大学院体育学研究科では湘南キャンパスで10月16日に、2019年度第2回東海大学「健康・スポーツ科学セミナー」を開催しました。学内外から健康やスポーツ科学の専門家を招き、大学院生や教職員に知識の幅を広げてもらおうと、年に4回開いているものです。今回は、早稲田大学スポーツ科学学術院講師の舟橋弘晃氏を講師に招き、「スポーツがもたらす無形の価値の『見える化』」をテーマにご講演いただきました。
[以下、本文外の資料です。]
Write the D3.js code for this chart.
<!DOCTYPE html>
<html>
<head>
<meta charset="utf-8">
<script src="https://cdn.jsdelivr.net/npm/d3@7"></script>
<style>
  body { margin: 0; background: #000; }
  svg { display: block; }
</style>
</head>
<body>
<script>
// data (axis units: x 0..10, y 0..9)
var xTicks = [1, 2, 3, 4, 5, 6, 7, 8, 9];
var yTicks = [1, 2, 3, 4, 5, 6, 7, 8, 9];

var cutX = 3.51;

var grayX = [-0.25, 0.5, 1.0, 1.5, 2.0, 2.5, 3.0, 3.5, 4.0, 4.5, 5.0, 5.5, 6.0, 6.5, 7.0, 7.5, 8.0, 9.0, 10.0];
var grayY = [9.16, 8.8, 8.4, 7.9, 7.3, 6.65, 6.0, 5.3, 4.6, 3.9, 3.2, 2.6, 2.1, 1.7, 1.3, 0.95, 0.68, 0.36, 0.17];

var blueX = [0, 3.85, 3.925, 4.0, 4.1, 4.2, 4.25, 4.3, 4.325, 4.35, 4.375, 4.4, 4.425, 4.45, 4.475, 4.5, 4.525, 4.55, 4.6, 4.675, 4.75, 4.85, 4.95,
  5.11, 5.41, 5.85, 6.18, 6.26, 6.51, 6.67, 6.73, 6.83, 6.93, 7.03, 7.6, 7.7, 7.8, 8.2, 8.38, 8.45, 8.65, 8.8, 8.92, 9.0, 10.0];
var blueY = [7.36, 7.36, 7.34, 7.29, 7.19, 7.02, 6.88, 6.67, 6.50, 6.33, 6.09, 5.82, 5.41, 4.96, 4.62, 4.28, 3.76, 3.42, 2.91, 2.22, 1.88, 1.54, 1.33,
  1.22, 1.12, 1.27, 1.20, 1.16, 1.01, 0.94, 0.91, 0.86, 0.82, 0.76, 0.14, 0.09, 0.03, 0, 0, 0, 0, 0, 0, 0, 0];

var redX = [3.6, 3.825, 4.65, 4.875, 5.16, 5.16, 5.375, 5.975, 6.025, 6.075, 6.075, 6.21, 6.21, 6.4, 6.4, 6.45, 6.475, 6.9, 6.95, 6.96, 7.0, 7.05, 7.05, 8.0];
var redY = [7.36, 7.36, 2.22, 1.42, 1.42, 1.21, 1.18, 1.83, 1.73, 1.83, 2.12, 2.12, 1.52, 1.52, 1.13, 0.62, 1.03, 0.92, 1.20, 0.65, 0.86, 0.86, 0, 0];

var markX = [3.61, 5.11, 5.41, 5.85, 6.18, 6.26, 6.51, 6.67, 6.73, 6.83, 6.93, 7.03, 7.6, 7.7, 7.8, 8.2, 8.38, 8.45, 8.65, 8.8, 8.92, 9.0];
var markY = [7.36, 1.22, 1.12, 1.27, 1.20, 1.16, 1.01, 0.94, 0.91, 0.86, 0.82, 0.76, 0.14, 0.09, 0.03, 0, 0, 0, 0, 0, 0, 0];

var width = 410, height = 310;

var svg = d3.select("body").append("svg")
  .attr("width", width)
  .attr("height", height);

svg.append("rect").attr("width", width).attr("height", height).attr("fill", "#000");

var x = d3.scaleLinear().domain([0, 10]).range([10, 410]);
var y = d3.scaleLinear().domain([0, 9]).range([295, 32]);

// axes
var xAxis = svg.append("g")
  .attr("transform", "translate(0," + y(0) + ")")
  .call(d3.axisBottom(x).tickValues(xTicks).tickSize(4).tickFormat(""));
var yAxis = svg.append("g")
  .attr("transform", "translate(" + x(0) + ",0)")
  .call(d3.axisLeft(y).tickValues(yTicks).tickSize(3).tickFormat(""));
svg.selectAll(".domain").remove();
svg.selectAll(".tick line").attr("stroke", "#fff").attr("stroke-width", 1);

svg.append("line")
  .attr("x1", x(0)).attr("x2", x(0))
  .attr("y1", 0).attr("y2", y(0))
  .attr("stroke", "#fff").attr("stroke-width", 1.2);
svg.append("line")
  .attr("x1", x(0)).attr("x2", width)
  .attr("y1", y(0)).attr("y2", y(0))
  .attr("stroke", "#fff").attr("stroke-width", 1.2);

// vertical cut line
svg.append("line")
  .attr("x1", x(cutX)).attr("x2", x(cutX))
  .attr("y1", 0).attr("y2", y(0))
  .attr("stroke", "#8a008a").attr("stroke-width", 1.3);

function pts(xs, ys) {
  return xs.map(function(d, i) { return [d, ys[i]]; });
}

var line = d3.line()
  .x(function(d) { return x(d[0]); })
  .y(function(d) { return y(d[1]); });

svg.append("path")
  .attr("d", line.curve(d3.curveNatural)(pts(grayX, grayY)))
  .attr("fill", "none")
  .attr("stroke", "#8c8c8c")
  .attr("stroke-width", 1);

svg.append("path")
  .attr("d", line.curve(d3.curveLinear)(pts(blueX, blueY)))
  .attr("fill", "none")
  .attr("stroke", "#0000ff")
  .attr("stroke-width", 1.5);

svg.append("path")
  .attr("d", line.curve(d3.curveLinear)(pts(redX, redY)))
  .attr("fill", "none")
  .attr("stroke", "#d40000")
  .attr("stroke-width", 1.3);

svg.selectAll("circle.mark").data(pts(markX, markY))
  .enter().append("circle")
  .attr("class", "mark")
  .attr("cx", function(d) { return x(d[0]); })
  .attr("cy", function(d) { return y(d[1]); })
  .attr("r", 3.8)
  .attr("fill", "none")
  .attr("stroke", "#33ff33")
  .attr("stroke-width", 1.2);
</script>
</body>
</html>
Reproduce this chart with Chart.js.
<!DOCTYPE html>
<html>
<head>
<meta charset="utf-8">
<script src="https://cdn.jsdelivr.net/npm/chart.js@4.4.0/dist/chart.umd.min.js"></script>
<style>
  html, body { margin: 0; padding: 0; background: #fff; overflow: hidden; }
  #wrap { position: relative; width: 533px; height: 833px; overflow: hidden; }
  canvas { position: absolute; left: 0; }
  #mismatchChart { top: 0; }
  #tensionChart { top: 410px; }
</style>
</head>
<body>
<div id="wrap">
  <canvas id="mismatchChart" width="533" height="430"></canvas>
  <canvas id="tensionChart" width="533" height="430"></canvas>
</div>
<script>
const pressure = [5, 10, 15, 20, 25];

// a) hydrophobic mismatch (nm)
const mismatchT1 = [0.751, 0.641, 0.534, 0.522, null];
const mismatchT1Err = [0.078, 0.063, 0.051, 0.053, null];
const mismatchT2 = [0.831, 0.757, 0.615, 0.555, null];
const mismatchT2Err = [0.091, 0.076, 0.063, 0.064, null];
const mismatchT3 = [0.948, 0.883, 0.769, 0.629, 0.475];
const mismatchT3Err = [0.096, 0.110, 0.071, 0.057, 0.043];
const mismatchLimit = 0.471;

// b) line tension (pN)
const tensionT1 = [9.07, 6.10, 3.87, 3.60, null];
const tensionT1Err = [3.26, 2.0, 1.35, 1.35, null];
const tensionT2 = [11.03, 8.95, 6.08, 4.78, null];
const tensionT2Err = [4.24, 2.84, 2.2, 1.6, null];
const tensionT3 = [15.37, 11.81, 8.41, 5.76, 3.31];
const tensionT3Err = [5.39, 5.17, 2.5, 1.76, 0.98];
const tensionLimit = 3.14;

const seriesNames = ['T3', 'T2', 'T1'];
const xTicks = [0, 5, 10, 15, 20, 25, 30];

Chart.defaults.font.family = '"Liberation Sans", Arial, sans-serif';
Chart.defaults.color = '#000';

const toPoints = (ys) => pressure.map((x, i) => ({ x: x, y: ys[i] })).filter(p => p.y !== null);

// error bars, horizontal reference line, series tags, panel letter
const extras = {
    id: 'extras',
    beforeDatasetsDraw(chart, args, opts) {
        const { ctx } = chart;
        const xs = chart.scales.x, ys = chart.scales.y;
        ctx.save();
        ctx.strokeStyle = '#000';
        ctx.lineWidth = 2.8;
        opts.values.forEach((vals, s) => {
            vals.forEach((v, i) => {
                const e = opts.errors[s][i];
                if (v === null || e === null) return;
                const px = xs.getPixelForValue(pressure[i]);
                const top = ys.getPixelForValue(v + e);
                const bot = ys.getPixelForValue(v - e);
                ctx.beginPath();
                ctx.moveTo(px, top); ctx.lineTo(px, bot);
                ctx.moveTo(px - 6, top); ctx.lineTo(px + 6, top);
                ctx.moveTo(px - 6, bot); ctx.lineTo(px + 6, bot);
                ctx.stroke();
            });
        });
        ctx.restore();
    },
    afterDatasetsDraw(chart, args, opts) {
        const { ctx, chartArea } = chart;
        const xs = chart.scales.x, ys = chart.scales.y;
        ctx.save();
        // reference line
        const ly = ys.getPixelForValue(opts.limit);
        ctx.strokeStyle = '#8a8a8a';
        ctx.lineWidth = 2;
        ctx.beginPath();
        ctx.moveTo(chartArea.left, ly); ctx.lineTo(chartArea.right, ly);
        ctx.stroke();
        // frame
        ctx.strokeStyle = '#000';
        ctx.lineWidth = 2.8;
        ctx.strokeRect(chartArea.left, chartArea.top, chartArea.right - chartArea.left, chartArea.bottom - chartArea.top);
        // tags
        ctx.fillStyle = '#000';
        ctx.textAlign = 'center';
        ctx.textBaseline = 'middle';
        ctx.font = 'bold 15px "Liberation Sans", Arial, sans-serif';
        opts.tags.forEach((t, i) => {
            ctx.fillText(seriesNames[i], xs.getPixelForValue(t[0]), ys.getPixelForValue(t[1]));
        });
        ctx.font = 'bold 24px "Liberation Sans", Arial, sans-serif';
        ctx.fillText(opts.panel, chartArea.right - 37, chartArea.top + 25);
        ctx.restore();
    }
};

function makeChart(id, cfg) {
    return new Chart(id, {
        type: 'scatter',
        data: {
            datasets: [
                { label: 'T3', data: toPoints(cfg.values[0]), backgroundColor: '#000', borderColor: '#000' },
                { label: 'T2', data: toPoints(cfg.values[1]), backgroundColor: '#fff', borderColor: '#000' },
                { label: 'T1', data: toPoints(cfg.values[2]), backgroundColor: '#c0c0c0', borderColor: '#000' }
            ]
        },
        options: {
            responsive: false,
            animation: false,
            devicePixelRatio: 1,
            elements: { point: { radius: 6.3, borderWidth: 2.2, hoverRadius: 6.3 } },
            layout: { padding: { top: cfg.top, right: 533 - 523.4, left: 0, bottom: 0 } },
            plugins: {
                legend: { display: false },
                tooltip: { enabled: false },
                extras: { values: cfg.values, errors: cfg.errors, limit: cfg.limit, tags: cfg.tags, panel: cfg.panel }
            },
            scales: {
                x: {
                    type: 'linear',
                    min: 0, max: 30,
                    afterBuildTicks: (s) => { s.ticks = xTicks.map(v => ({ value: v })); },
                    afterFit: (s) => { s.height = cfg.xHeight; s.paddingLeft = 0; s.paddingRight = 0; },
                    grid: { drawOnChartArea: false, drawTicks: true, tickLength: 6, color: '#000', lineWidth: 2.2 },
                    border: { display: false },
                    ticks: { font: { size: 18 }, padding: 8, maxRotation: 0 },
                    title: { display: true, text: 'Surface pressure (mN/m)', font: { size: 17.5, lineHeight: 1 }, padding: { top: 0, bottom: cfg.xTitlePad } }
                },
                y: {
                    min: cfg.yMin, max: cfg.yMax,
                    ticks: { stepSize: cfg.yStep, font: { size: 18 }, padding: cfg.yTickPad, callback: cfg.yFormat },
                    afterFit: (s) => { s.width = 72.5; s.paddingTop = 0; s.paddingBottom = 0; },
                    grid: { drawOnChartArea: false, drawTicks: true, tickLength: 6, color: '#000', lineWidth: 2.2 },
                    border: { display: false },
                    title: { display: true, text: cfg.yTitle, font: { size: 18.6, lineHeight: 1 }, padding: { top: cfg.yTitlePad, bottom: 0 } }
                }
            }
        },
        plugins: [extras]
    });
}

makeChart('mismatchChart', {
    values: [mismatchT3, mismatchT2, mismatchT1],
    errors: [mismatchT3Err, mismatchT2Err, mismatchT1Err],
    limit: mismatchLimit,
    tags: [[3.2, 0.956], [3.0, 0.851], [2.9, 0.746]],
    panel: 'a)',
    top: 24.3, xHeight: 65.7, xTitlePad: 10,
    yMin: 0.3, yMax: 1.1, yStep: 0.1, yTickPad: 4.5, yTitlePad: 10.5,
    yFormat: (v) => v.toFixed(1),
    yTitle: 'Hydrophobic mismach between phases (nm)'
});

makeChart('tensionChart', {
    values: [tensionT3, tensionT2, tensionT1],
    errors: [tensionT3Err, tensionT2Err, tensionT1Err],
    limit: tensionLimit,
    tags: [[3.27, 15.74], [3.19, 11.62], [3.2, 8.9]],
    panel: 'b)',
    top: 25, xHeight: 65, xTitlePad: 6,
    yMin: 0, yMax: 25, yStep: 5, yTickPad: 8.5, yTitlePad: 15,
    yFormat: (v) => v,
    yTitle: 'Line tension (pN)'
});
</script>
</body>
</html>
開会にあたって体育学研究科の萩裕美子教授があいさつに立ち、「今日参加している大学院生の皆さんは、動作解析や心理学などさまざまな分野の研究をしていることと思います。スポーツの価値については、ここにいる一人ひとりが考える必要のあるもの。また、『スポーツはいらない』と考える人たちに、その価値をしっかりと伝える方法を今日の講義で学んでもらいたいと思います」と語りました。
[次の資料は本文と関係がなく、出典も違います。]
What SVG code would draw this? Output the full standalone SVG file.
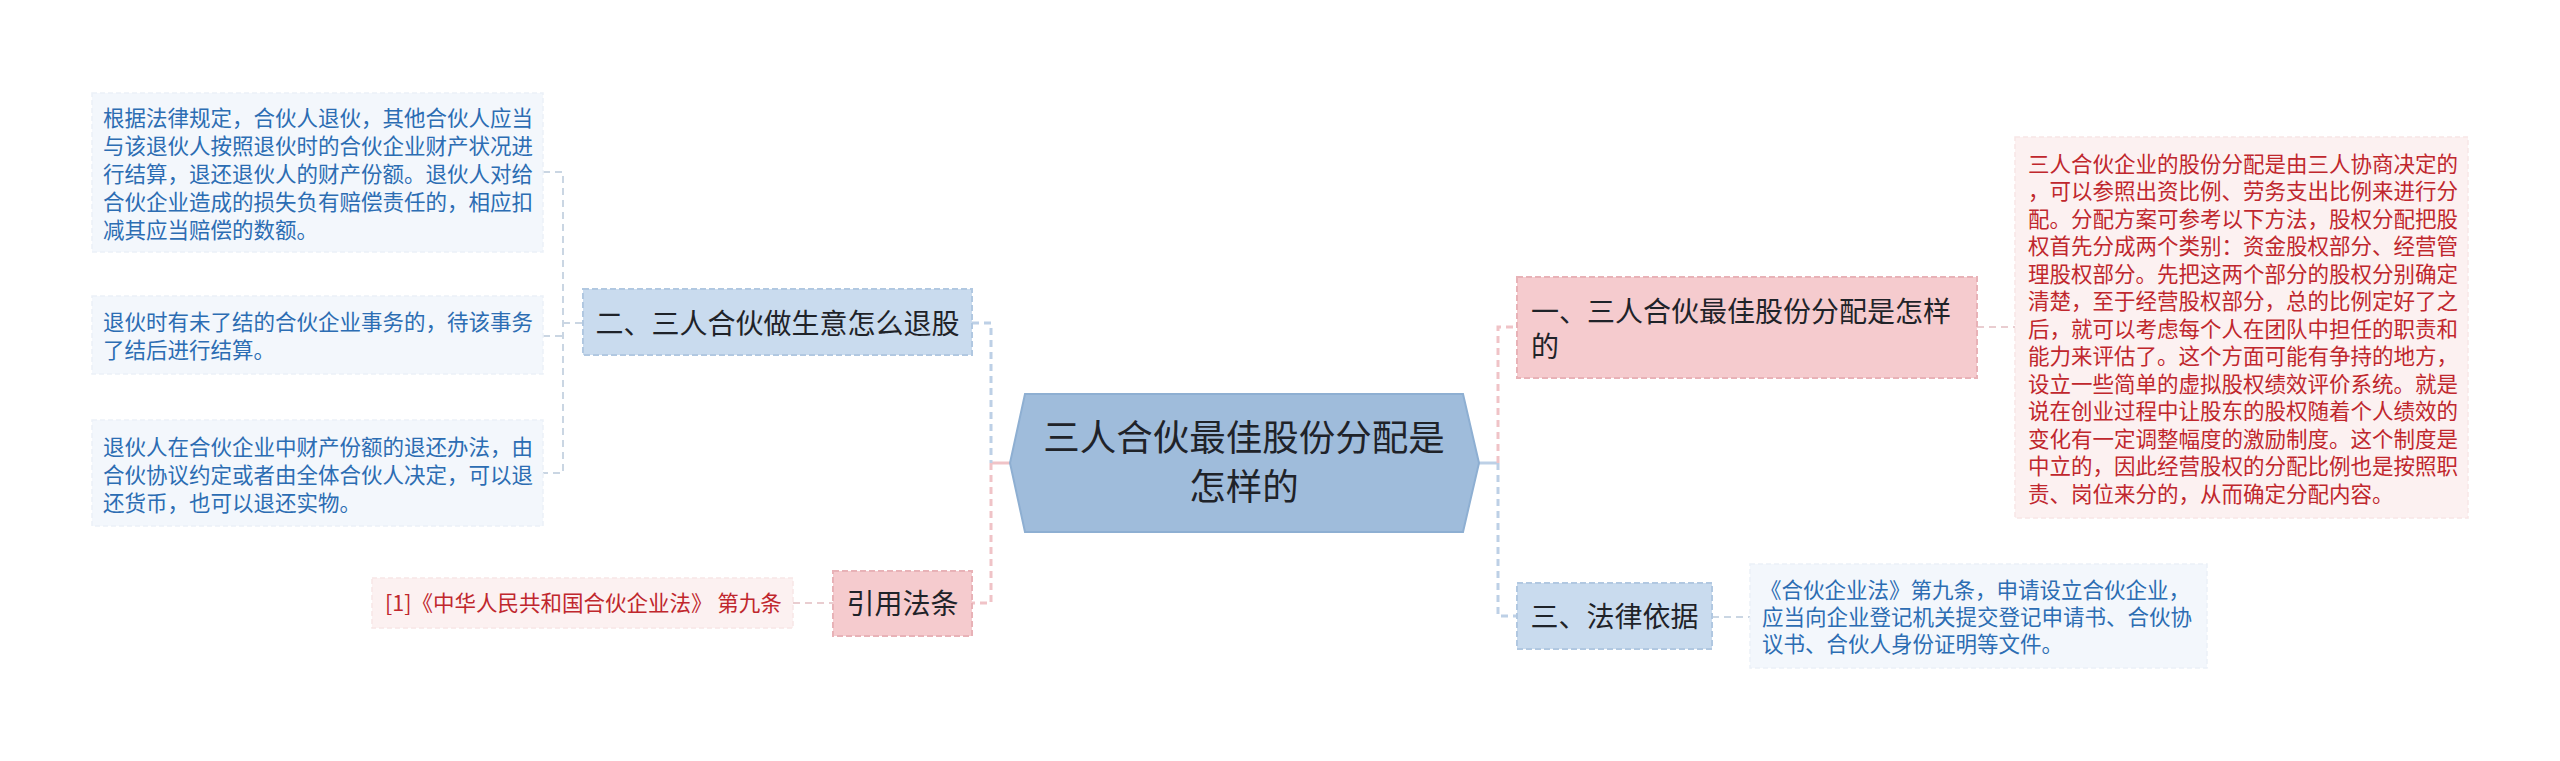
<svg xmlns="http://www.w3.org/2000/svg" width="2560" height="761" viewBox="0 0 2560 761">
<style>
text{font-family:"Noto Sans CJK SC","Noto Sans",sans-serif;}
.main{font-size:36.5px;fill:#1f2329;text-anchor:middle;}
.sub{font-size:28px;fill:#1f2329;}
.leafb{font-size:21.5px;fill:#2c6db3;}
.leafr{font-size:21.5px;fill:#c0272d;}
.nb{fill:#c9dbee;stroke:#b1c8e1;stroke-width:2;stroke-dasharray:6 3;}
.np{fill:#f5cbce;stroke:#e8b2b7;stroke-width:2;stroke-dasharray:6 3;}
.lb{fill:#f3f7fc;stroke:#ebf1f8;stroke-width:1.5;stroke-dasharray:5 3;}
.lr{fill:#fcf1f1;stroke:#f7e6e6;stroke-width:1.5;stroke-dasharray:5 3;}
.cb{fill:none;stroke:#bdd0e6;stroke-width:3;stroke-dasharray:7 5;}
.cp{fill:none;stroke:#f0c3c7;stroke-width:3;stroke-dasharray:7 5;}
.cg{fill:none;stroke:#cad6e3;stroke-width:2;stroke-dasharray:7 5;}
.cgp{fill:none;stroke:#e9cdd0;stroke-width:2;stroke-dasharray:7 5;}
.sb{fill:none;stroke:#bdd0e6;stroke-width:3;}
.sp{fill:none;stroke:#f0c3c7;stroke-width:3;}
</style>
<rect width="2560" height="761" fill="#ffffff"/>
<g id="connectors">
  <path class="sp" d="M991 463 H1010"/>
  <path class="cb" d="M972 323 H991 V463"/>
  <path class="cp" d="M991 463 V603 H972"/>
  <path class="sb" d="M1479 463 H1498"/>
  <path class="cp" d="M1498 463 V327 H1517"/>
  <path class="cb" d="M1498 463 V616 H1517"/>
  <path class="cg" d="M543 172 H563 V473 H543 M543 336 H563 M563 323 H583"/>
  <path class="cgp" d="M793 603 H833"/>
  <path class="cgp" d="M1977 327 H2015"/>
  <path class="cg" d="M1712 617 H1750"/>
</g>
<g id="root">
  <polygon points="1010,463 1025,394 1463,394 1479,463 1463,532 1025,532" fill="#9fbcdb" stroke="#8eafd2" stroke-width="2"/>
  <text class="main" x="1244" y="451">三人合伙最佳股份分配是</text>
  <text class="main" x="1244" y="500">怎样的</text>
</g>
<g id="n2">
  <rect class="nb" x="583" y="289" width="389" height="66"/>
  <text class="sub" x="777.5" y="334" text-anchor="middle">二、三人合伙做生意怎么退股</text>
</g>
<g id="n2-leaf1">
  <rect class="lb" x="92" y="93" width="451" height="159"/>
  <text class="leafb" x="103" y="126">根据法律规定，合伙人退伙，其他合伙人应当</text>
  <text class="leafb" x="103" y="154">与该退伙人按照退伙时的合伙企业财产状况进</text>
  <text class="leafb" x="103" y="182">行结算，退还退伙人的财产份额。退伙人对给</text>
  <text class="leafb" x="103" y="210">合伙企业造成的损失负有赔偿责任的，相应扣</text>
  <text class="leafb" x="103" y="238">减其应当赔偿的数额。</text>
</g>
<g id="n2-leaf2">
  <rect class="lb" x="92" y="296" width="451" height="78"/>
  <text class="leafb" x="103" y="330">退伙时有未了结的合伙企业事务的，待该事务</text>
  <text class="leafb" x="103" y="358">了结后进行结算。</text>
</g>
<g id="n2-leaf3">
  <rect class="lb" x="92" y="420" width="451" height="106"/>
  <text class="leafb" x="103" y="455">退伙人在合伙企业中财产份额的退还办法，由</text>
  <text class="leafb" x="103" y="483">合伙协议约定或者由全体合伙人决定，可以退</text>
  <text class="leafb" x="103" y="511">还货币，也可以退还实物。</text>
</g>
<g id="n-cite">
  <rect class="np" x="833" y="571" width="139" height="65"/>
  <text class="sub" x="902.5" y="614" text-anchor="middle">引用法条</text>
</g>
<g id="cite-leaf">
  <rect class="lr" x="372" y="578" width="421" height="50"/>
  <text class="leafr" x="385" y="611">[1]《中华人民共和国合伙企业法》 第九条</text>
</g>
<g id="n1">
  <rect class="np" x="1517" y="277" width="460" height="101"/>
  <text class="sub" x="1531" y="322">一、三人合伙最佳股份分配是怎样</text>
  <text class="sub" x="1531" y="357">的</text>
</g>
<g id="n1-leaf">
  <rect class="lr" x="2015" y="137" width="453" height="381"/>
  <text class="leafr" x="2028" y="171.5">三人合伙企业的股份分配是由三人协商决定的</text>
  <text class="leafr" x="2028" y="199">，可以参照出资比例、劳务支出比例来进行分</text>
  <text class="leafr" x="2028" y="226.5">配。分配方案可参考以下方法，股权分配把股</text>
  <text class="leafr" x="2028" y="254">权首先分成两个类别：资金股权部分、经营管</text>
  <text class="leafr" x="2028" y="281.5">理股权部分。先把这两个部分的股权分别确定</text>
  <text class="leafr" x="2028" y="309">清楚，至于经营股权部分，总的比例定好了之</text>
  <text class="leafr" x="2028" y="336.5">后，就可以考虑每个人在团队中担任的职责和</text>
  <text class="leafr" x="2028" y="364">能力来评估了。这个方面可能有争持的地方，</text>
  <text class="leafr" x="2028" y="391.5">设立一些简单的虚拟股权绩效评价系统。就是</text>
  <text class="leafr" x="2028" y="419">说在创业过程中让股东的股权随着个人绩效的</text>
  <text class="leafr" x="2028" y="446.5">变化有一定调整幅度的激励制度。这个制度是</text>
  <text class="leafr" x="2028" y="474">中立的，因此经营股权的分配比例也是按照职</text>
  <text class="leafr" x="2028" y="501.5">责、岗位来分的，从而确定分配内容。</text>
</g>
<g id="n3">
  <rect class="nb" x="1517" y="583" width="195" height="66"/>
  <text class="sub" x="1614.5" y="627" text-anchor="middle">三、法律依据</text>
</g>
<g id="n3-leaf">
  <rect class="lb" x="1750" y="564" width="457" height="104"/>
  <text class="leafb" x="1760" y="598">《合伙企业法》第九条，申请设立合伙企业，</text>
  <text class="leafb" x="1762" y="625">应当向企业登记机关提交登记申请书、合伙协</text>
  <text class="leafb" x="1762" y="652">议书、合伙人身份证明等文件。</text>
</g>
</svg>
舟橋氏ははじめに、「国民に夢、感動、誇りなどを与える」といった理由で、選手の強化やスタジアムの建設に公的な資金が使われていることや、具現化しにくく市場で売買できない価値を「非市場財」と呼ぶことなどを説明。スタジアムの建設やメガスポーツイベントの誘致を仮想し、「この事業を実施するために、年間いくら投資できますか?」など、将来的なスポーツ観戦環境の質向上のために失ってもいい金額を市場価値とする「仮想評価法」といった価値推計の手法を紹介しました。舟橋氏は、「スポーツには非市場財が多く、評価や価値推計が難解であるため、価値の可視化はあまり行われてきませんでした。近年は、スタジアムの建設や選手強化にかける予算の検討にエビデンスが求められ、見えないものを『見える化』する手法の需要が高まっています。少しでも関心がある人は、ぜひ研究にチャレンジしてみてほしい」と呼びかけました。講演後は参加者から、国内外の事例や調査方法などに関して多くの質問が挙がり、活発に意見が交わされました。